Stay: Dartmoor’s Moorland House hotel, by Hay Tor, is where Agatha Christie wrote much of her first mystery. Doubles from £140 B&B. West Devon is under tier one restrictions where the “Rule of Six” and 10pm curfew apply. moorlandhoteldartmoor.co.uk.
Hairy Boggarts: Yorkshire Dales
Hurtle Pot and its neighbour Jingle Pot are home to notorious “boggarts”. You will find both potholes in Chapel le Dale, just down the road from the photogenic Ribblehead Viaduct. By contrast, the pots are rather dismal, inter-connected water-filled holes in the ground. At times of flood they make a churning, throbbing sound which is supposedly the call of these malevolent bogeymen who hide in tunnels, marshes and other smelly places.
Stay: Ingleton, sandwiched between the Dales and the Forest of Bowland, is full of Victorian guest houses. The Pines has doubles from £60 B&B. Craven is under tier one restrictions. pinesingleton.com.
Black Annis : Leicester
Back in the 17th century, the blue-faced ogress Annis, or Agnes, is supposed to have clawed a cave out of the rock in the low-lying Dane Hills using her sharp fingernails. She is said to have preyed on unsuspecting children, fashioning clothes out of their skins. Those hills are now mostly Leicester suburbs, so head further out towards Ashby de la Zouch and suddenly you are among rolling woodlands and the Cistercian abbey of Mount Saint Bernard, whose evening vespers will sooth tormented souls.
Stay: Ashby de la Zouch, a market town with romantic castle ruins, is home to the Champneys Springs spa resort. Doubles from £315, including treatments and meals. North West Leicestershire is under tier one restrictions. champneys.com.
Dracula: Whitby, North Yorkshire
Yorkshire’s classic resort is a place of world-class fish and chips, split in half by the port on the River Esk. High on the south bank, above a bunch of tavern-lined medieval streets, stands the gaunt ruin of Whitby Abbey, Bram Stoker’s inspiration for Dracula, and where his character first came ashore in the UK, thirsting for blood. If you want a challenge, then wander after dark among the gravestones surrounding the adjacent St Mary’s Church.
Druids and believers in ancient traditions have long been attracted to Cornwall, with its stone circles and mischievous piskies. The latter are supposedly fond of dancing, after dark, and many a Cornish household has some kind of pisky charm. These creatures feature along the north coast in Boscastle’s Museum of Witchcraft, and in the collection of eccentric shops in Tintagel, which has long associations with King Arthur.

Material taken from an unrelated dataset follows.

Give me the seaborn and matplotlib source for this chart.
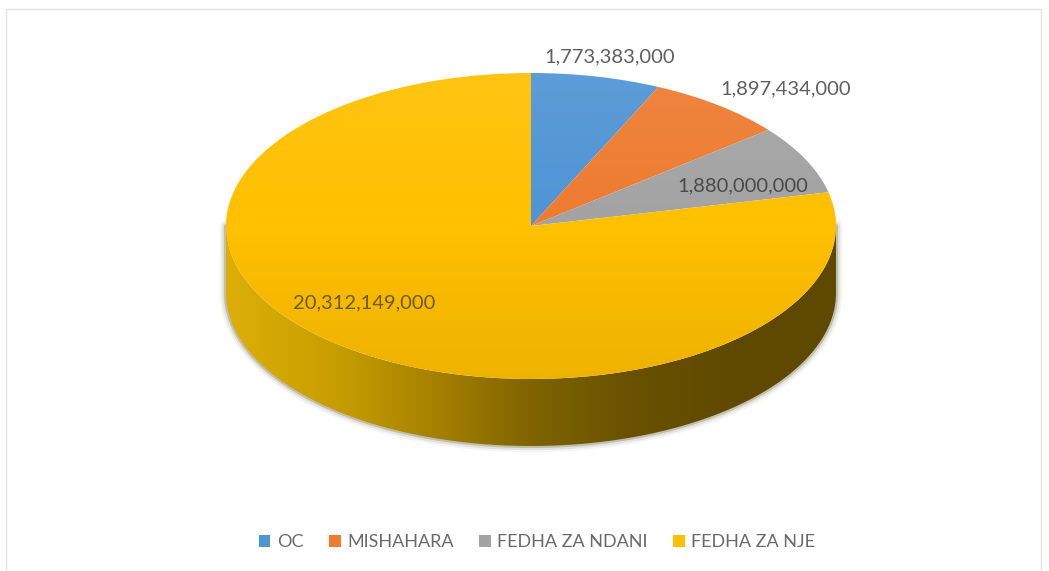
import numpy as np
import seaborn as sns
import matplotlib
matplotlib.use('Agg')
import matplotlib.pyplot as plt
from matplotlib.patches import PathPatch, Rectangle
from matplotlib.path import Path

categories = ['OC', 'MISHAHARA', 'FEDHA ZA NDANI', 'FEDHA ZA NJE']
amounts = [1773383000, 1897434000, 1880000000, 20312149000]
slice_colors = ['#4F94D4', '#EE7B30', '#A3A3A3', '#FFC000']

# pie position in image pixels
W, H = 1049, 571
CX, CY, RX, RY = 531, 226, 305, 153
DEPTH = 67 / RY


def px(x, y):
    return (x - CX) / RX, (CY - y) / RY


sns.set_theme(style='white')
plt.rcParams['font.family'] = ['Lato', 'DejaVu Sans']

fig = plt.figure(figsize=(W / 100, H / 100), dpi=100)
ax = fig.add_axes([0, 0, 1, 1])
ax.axis('off')

wedges, _ = ax.pie(amounts, colors=slice_colors, startangle=90, counterclock=False,
                   radius=1, center=(0, 0), wedgeprops={'linewidth': 0, 'zorder': 3})
ax.set_aspect('auto')
x0, y1 = px(0, 0)
x1, y0 = px(W, H)
ax.set_xlim(x0, x1)
ax.set_ylim(y0, y1)

# soft edge below the pie wall
t = np.linspace(np.pi, 2 * np.pi, 200)
bx, by = np.cos(t), np.sin(t)
band = np.concatenate([np.column_stack([bx, by]),
                       np.column_stack([bx[::-1], by[::-1] - DEPTH])])
for lw, alpha in [(9, 0.05), (6, 0.09), (3, 0.20)]:
    ax.plot(np.r_[-1, bx, 1], np.r_[0, by - DEPTH, 0], color='#3A3000', lw=lw, alpha=alpha, zorder=1)

# wall of the pie, gradient left to right
wall_cmap = sns.blend_palette(['#DDAE08', '#C9A000', '#A88300', '#7F6400', '#695100', '#604A00', '#5E4900'],
                              as_cmap=True)
wall = ax.imshow(np.linspace(0, 1, 256)[None, :], cmap=wall_cmap, extent=(-1, 1, -1 - DEPTH, 0),
                 aspect='auto', zorder=2)
wall_clip = PathPatch(Path(band), transform=ax.transData, fc='none', ec='none')
ax.add_patch(wall_clip)
wall.set_clip_path(wall_clip)

# light from above on the top face
shade = np.zeros((256, 1, 4))
ramp = np.linspace(1, -1, 256)
shade[:, 0, :3] = np.where(ramp[:, None] > 0, 1.0, 0.0)
shade[:, 0, 3] = np.where(ramp > 0, 0.08 * ramp, 0.07 * -ramp)
top = ax.imshow(shade, extent=(-1, 1, -1, 1), aspect='auto', zorder=4)
top_clip = PathPatch(Path.unit_circle(), transform=ax.transData, fc='none', ec='none')
ax.add_patch(top_clip)
top.set_clip_path(top_clip)
ax.set_xlim(x0, x1)
ax.set_ylim(y0, y1)

# value labels
label_pos = [(610, 57), (786, 89), (743, 186), (364, 303)]
label_colors = ['#5F5F5F', '#5F5F5F', '#4A4A4A', '#6E5A10']
for value, pos, col in zip(amounts, label_pos, label_colors):
    ax.text(*px(*pos), f'{value:,}', ha='center', va='center', fontsize=14.5, color=col, zorder=5)

legend = ax.legend(wedges, categories, loc='center', bbox_to_anchor=px(537, 542),
                   bbox_transform=ax.transData, ncol=4, frameon=False, fontsize=13,
                   labelcolor='#6A6A6A', handlelength=0.65, handleheight=0.65,
                   handletextpad=0.35, columnspacing=1.42)

# chart frame
fig.add_artist(Rectangle((6 / W, -0.01), (1041 - 6) / W, 1.01 - 9 / H, transform=fig.transFigure,
                         fc='none', ec='#E4E4E4', lw=1))

fig.savefig('out.png', dpi=100)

Mermaid: Peak District, Derbyshire
Normally associated with the sea, a mermaid is said to haunt a remote, still, clear pool up in the bleak uplands in the shadow of Kinder Scout. Legend has it that the water is salty thanks to a tunnel to the Atlantic, and that anyone who has the good fortune to see her while she is bathing will become immortal (although you do have to be here at sunrise on Easter Sunday).
Kelpies: Scottish lochs
The best realisations of these legendary water horses are the two giant kelpie heads right by the M9 in Falkirk. Here they look innocent enough, but these shape-shifting creatures are said to emerge from water in alluring human form in search of prey. Tempt fate by lodging on the shore, but don’t answer the door to any naked maidens with horse’s hooves or seaweed in their hair.
Stay: A range of lodges and cottages are available on the shores of Perthshire’s Loch Earn, from £149 for three nights. Falkirk is under Central Belt restrictions, with non-essential travel currently advised against. lochsidecottages.net.